_BRIEF_
Without the images, write out the whole listing exactly.

##### MATERIAL #####

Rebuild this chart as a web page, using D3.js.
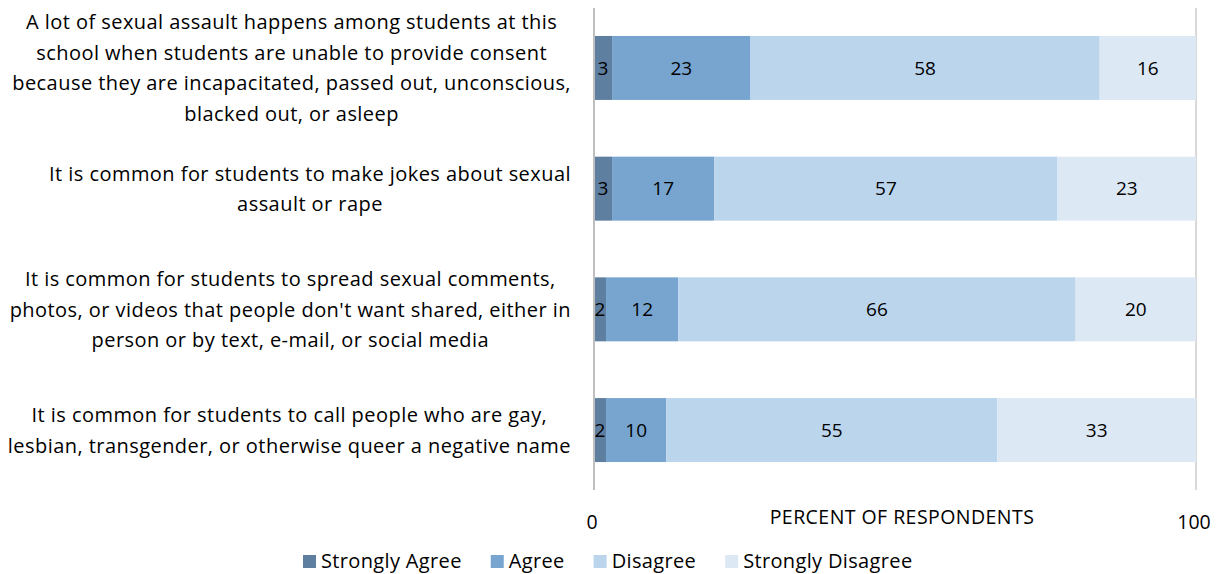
<!DOCTYPE html>
<html>
<head>
<meta charset="utf-8">
<script src="https://cdn.jsdelivr.net/npm/d3@7"></script>
<style>
  html, body { margin: 0; padding: 0; background: #fff; }
  svg { display: block; font-family: "Open Sans", Lato, sans-serif; }
</style>
</head>
<body>
<svg id="chart" width="1225" height="574"></svg>
<script>
// Survey statements (one per bar, top to bottom), pre-wrapped into lines
const statements = [
  ["A lot of sexual assault happens among students at this",
   "school when students are unable to provide consent",
   "because they are incapacitated, passed out, unconscious,",
   "blacked out, or asleep"],
  ["It is common for students to make jokes about sexual",
   "assault or rape"],
  ["It is common for students to spread sexual comments,",
   "photos, or videos that people don't want shared, either in",
   "person or by text, e-mail, or social media"],
  ["It is common for students to call people who are gay,",
   "lesbian, transgender, or otherwise queer a negative name"]
];

// Response categories and their percentages per statement
const responses = ["Strongly Agree", "Agree", "Disagree", "Strongly Disagree"];
const stronglyAgree    = [3, 3, 2, 2];
const agree            = [23, 17, 12, 10];
const disagree         = [58, 57, 66, 55];
const stronglyDisagree = [16, 23, 20, 33];
const colors = ["#5f7fa0", "#77a5cf", "#bbd5ed", "#dde8f5"];

const xTicks = [0, 100];
const axisTitle = "PERCENT OF RESPONDENTS";

const svg = d3.select("#chart");
const plotLeft = 594, plotRight = 1196;

const x = d3.scaleLinear().domain([0, 100]).range([plotLeft, plotRight]);
const y = d3.scaleBand().domain(d3.range(statements.length))
  .range([7.6, 490.4]).paddingInner(0.47).paddingOuter(0.235);

// Build stacked rows
const rows = statements.map((s, i) => ({
  i,
  "Strongly Agree": stronglyAgree[i],
  "Agree": agree[i],
  "Disagree": disagree[i],
  "Strongly Disagree": stronglyDisagree[i]
}));
const stack = d3.stack().keys(responses)(rows);

// Right boundary line
svg.append("line")
  .attr("x1", x(100)).attr("x2", x(100))
  .attr("y1", 8).attr("y2", 490)
  .attr("stroke", "#d9d9d9").attr("stroke-width", 2);

// Bars
const layers = svg.append("g").selectAll("g").data(stack).join("g")
  .attr("fill", (d, k) => colors[k]);
layers.selectAll("rect").data(d => d).join("rect")
  .attr("x", d => x(d[0]))
  .attr("y", d => y(d.data.i))
  .attr("width", d => x(d[1]) - x(d[0]))
  .attr("height", y.bandwidth());

// Value labels
layers.selectAll("text").data(d => d).join("text")
  .attr("x", d => (x(d[0]) + x(d[1])) / 2)
  .attr("y", d => y(d.data.i) + y.bandwidth() / 2)
  .attr("dy", "0.36em")
  .attr("text-anchor", "middle")
  .attr("fill", "#000")
  .attr("font-size", 19)
  .text(d => d[1] - d[0]);

// Left axis line
svg.append("line")
  .attr("x1", x(0)).attr("x2", x(0))
  .attr("y1", 8).attr("y2", 490)
  .attr("stroke", "#bfbfbf").attr("stroke-width", 2);

// Category labels: centred blocks, right-aligned to the axis
const lineH = 30.5;
statements.forEach((lines, i) => {
  const g = svg.append("g");
  const cy = y(i) + y.bandwidth() / 2;
  const texts = lines.map((t, j) => g.append("text")
    .attr("y", cy + (j - (lines.length - 1) / 2) * lineH)
    .attr("dy", "0.36em")
    .attr("font-size", 20)
    .attr("letter-spacing", 0.45)
    .attr("fill", "#000")
    .attr("text-anchor", "middle")
    .text(t));
  const maxW = d3.max(texts, t => t.node().getComputedTextLength());
  const cx = 571 - maxW / 2;
  texts.forEach(t => t.attr("x", cx));
});

// Axis ticks and title
svg.append("g").selectAll("text").data(xTicks).join("text")
  .attr("x", d => x(d) - 2)
  .attr("y", 522)
  .attr("dy", "0.36em")
  .attr("text-anchor", "middle")
  .attr("font-size", 19.5)
  .text(d => d);
svg.append("text")
  .attr("x", 902).attr("y", 517).attr("dy", "0.36em")
  .attr("text-anchor", "middle")
  .attr("font-size", 19.5)
  .attr("letter-spacing", 0.45)
  .text(axisTitle);

// Legend
const legend = svg.append("g");
let lx = 303;
responses.forEach((r, k) => {
  legend.append("rect").attr("x", lx).attr("y", 555)
    .attr("width", 13).attr("height", 13).attr("fill", colors[k]);
  const t = legend.append("text").attr("x", lx + 18).attr("y", 561)
    .attr("dy", "0.36em").attr("font-size", 20)
    .attr("letter-spacing", 0.35).text(r);
  lx += 18 + t.node().getComputedTextLength() + 29;
});
</script>
</body>
</html>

#####

_EXERCISE OUTPUT_
Rebuild this chart as a web page, using D3.js.
<!DOCTYPE html>
<html>
<head>
<meta charset="utf-8">
<script src="https://cdn.jsdelivr.net/npm/d3@7"></script>
<style>
  html, body { margin: 0; padding: 0; background: #fff; }
  svg { display: block; font-family: "Open Sans", Lato, sans-serif; }
</style>
</head>
<body>
<svg id="chart" width="1225" height="574"></svg>
<script>
// Survey statements (one per bar, top to bottom), pre-wrapped into lines
const statements = [
  ["A lot of sexual assault happens among students at this",
   "school when students are unable to provide consent",
   "because they are incapacitated, passed out, unconscious,",
   "blacked out, or asleep"],
  ["It is common for students to make jokes about sexual",
   "assault or rape"],
  ["It is common for students to spread sexual comments,",
   "photos, or videos that people don't want shared, either in",
   "person or by text, e-mail, or social media"],
  ["It is common for students to call people who are gay,",
   "lesbian, transgender, or otherwise queer a negative name"]
];

// Response categories and their percentages per statement
const responses = ["Strongly Agree", "Agree", "Disagree", "Strongly Disagree"];
const stronglyAgree    = [3, 3, 2, 2];
const agree            = [23, 17, 12, 10];
const disagree         = [58, 57, 66, 55];
const stronglyDisagree = [16, 23, 20, 33];
const colors = ["#5f7fa0", "#77a5cf", "#bbd5ed", "#dde8f5"];

const xTicks = [0, 100];
const axisTitle = "PERCENT OF RESPONDENTS";

const svg = d3.select("#chart");
const plotLeft = 594, plotRight = 1196;

const x = d3.scaleLinear().domain([0, 100]).range([plotLeft, plotRight]);
const y = d3.scaleBand().domain(d3.range(statements.length))
  .range([7.6, 490.4]).paddingInner(0.47).paddingOuter(0.235);

// Build stacked rows
const rows = statements.map((s, i) => ({
  i,
  "Strongly Agree": stronglyAgree[i],
  "Agree": agree[i],
  "Disagree": disagree[i],
  "Strongly Disagree": stronglyDisagree[i]
}));
const stack = d3.stack().keys(responses)(rows);

// Right boundary line
svg.append("line")
  .attr("x1", x(100)).attr("x2", x(100))
  .attr("y1", 8).attr("y2", 490)
  .attr("stroke", "#d9d9d9").attr("stroke-width", 2);

// Bars
const layers = svg.append("g").selectAll("g").data(stack).join("g")
  .attr("fill", (d, k) => colors[k]);
layers.selectAll("rect").data(d => d).join("rect")
  .attr("x", d => x(d[0]))
  .attr("y", d => y(d.data.i))
  .attr("width", d => x(d[1]) - x(d[0]))
  .attr("height", y.bandwidth());

// Value labels
layers.selectAll("text").data(d => d).join("text")
  .attr("x", d => (x(d[0]) + x(d[1])) / 2)
  .attr("y", d => y(d.data.i) + y.bandwidth() / 2)
  .attr("dy", "0.36em")
  .attr("text-anchor", "middle")
  .attr("fill", "#000")
  .attr("font-size", 19)
  .text(d => d[1] - d[0]);

// Left axis line
svg.append("line")
  .attr("x1", x(0)).attr("x2", x(0))
  .attr("y1", 8).attr("y2", 490)
  .attr("stroke", "#bfbfbf").attr("stroke-width", 2);

// Category labels: centred blocks, right-aligned to the axis
const lineH = 30.5;
statements.forEach((lines, i) => {
  const g = svg.append("g");
  const cy = y(i) + y.bandwidth() / 2;
  const texts = lines.map((t, j) => g.append("text")
    .attr("y", cy + (j - (lines.length - 1) / 2) * lineH)
    .attr("dy", "0.36em")
    .attr("font-size", 20)
    .attr("letter-spacing", 0.45)
    .attr("fill", "#000")
    .attr("text-anchor", "middle")
    .text(t));
  const maxW = d3.max(texts, t => t.node().getComputedTextLength());
  const cx = 571 - maxW / 2;
  texts.forEach(t => t.attr("x", cx));
});

// Axis ticks and title
svg.append("g").selectAll("text").data(xTicks).join("text")
  .attr("x", d => x(d) - 2)
  .attr("y", 522)
  .attr("dy", "0.36em")
  .attr("text-anchor", "middle")
  .attr("font-size", 19.5)
  .text(d => d);
svg.append("text")
  .attr("x", 902).attr("y", 517).attr("dy", "0.36em")
  .attr("text-anchor", "middle")
  .attr("font-size", 19.5)
  .attr("letter-spacing", 0.45)
  .text(axisTitle);

// Legend
const legend = svg.append("g");
let lx = 303;
responses.forEach((r, k) => {
  legend.append("rect").attr("x", lx).attr("y", 555)
    .attr("width", 13).attr("height", 13).attr("fill", colors[k]);
  const t = legend.append("text").attr("x", lx + 18).attr("y", 561)
    .attr("dy", "0.36em").attr("font-size", 20)
    .attr("letter-spacing", 0.35).text(r);
  lx += 18 + t.node().getComputedTextLength() + 29;
});
</script>
</body>
</html>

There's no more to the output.